Het hof wijst de verzoeken af, aangezien het hof in het tussenarrest van 29 april 2009 het verzoek van de raadsvrouw tot het horen van de genoemde getuigen heeft afgewezen en geen nieuwe feiten en omstandigheden naar voren zijn gebracht en het hof in het tussenarrest van 29 april 2009 het verzoek tot het voegen in het dossier van de genoemde stukken heeft afgewezen nu het hof het voegen van deze stukken in het dossier niet noodzakelijk achtte en terwijl geen nieuwe feiten en omstandigheden zijn aangebracht.
Voor zover de verzoeken van de raadsvrouw niet eerder zijn gedaan en het hof derhalve niet bij tussenarrest op deze verzoeken heeft beslist, worden deze verzoeken afgewezen nu het hof dit niet noodzakelijk acht en een onderbouwing van deze verzoeken ontbreekt."

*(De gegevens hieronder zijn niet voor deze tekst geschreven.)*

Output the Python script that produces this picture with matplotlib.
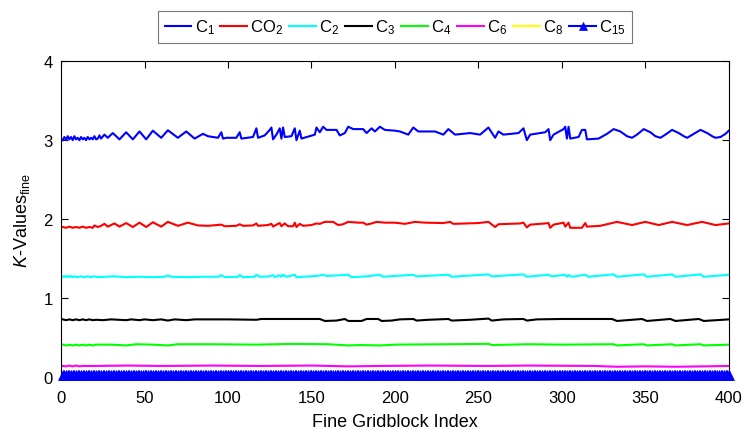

2.3. De hiervoor onder 2.2 bedoelde verzoeken zijn verzoeken waaromtrent de rechter ingevolge art. 330 Sv op straffe van nietigheid uitdrukkelijk een gemotiveerde beslissing moet geven. Een dergelijke beslissing dient te zijn vervat in het verkorte vonnis of arrest, voor zover op het verzoek niet reeds ter terechtzitting is beslist (vgl. HR 23 maart 2004, LJN AO3254). Nu noch het proces-verbaal van de terechtzitting in hoger beroep noch het verkorte arrest een zodanige beslissing inhoudt, slaagt de klacht.
3. Slotsom
Hetgeen hiervoor is overwogen brengt mee dat de bestreden uitspraak niet in stand kan blijven, de middelen voor het overige geen bespreking behoeven en als volgt moet worden beslist.
4. Beslissing
De Hoge Raad:
vernietigt de bestreden uitspraak;
verwijst de zaak naar het Gerechtshof te Arnhem, opdat de zaak op het bestaande hoger beroep opnieuw wordt berecht en afgedaan.
Dit arrest is gewezen door de vice-president A.J.A. van Dorst als voorzitter, en de raadsheren H.A.G. Splinter-van Kan en M.A. Loth, in bijzijn van de waarnemend griffier E. Schnetz, en uitgesproken op 11 oktober 2011.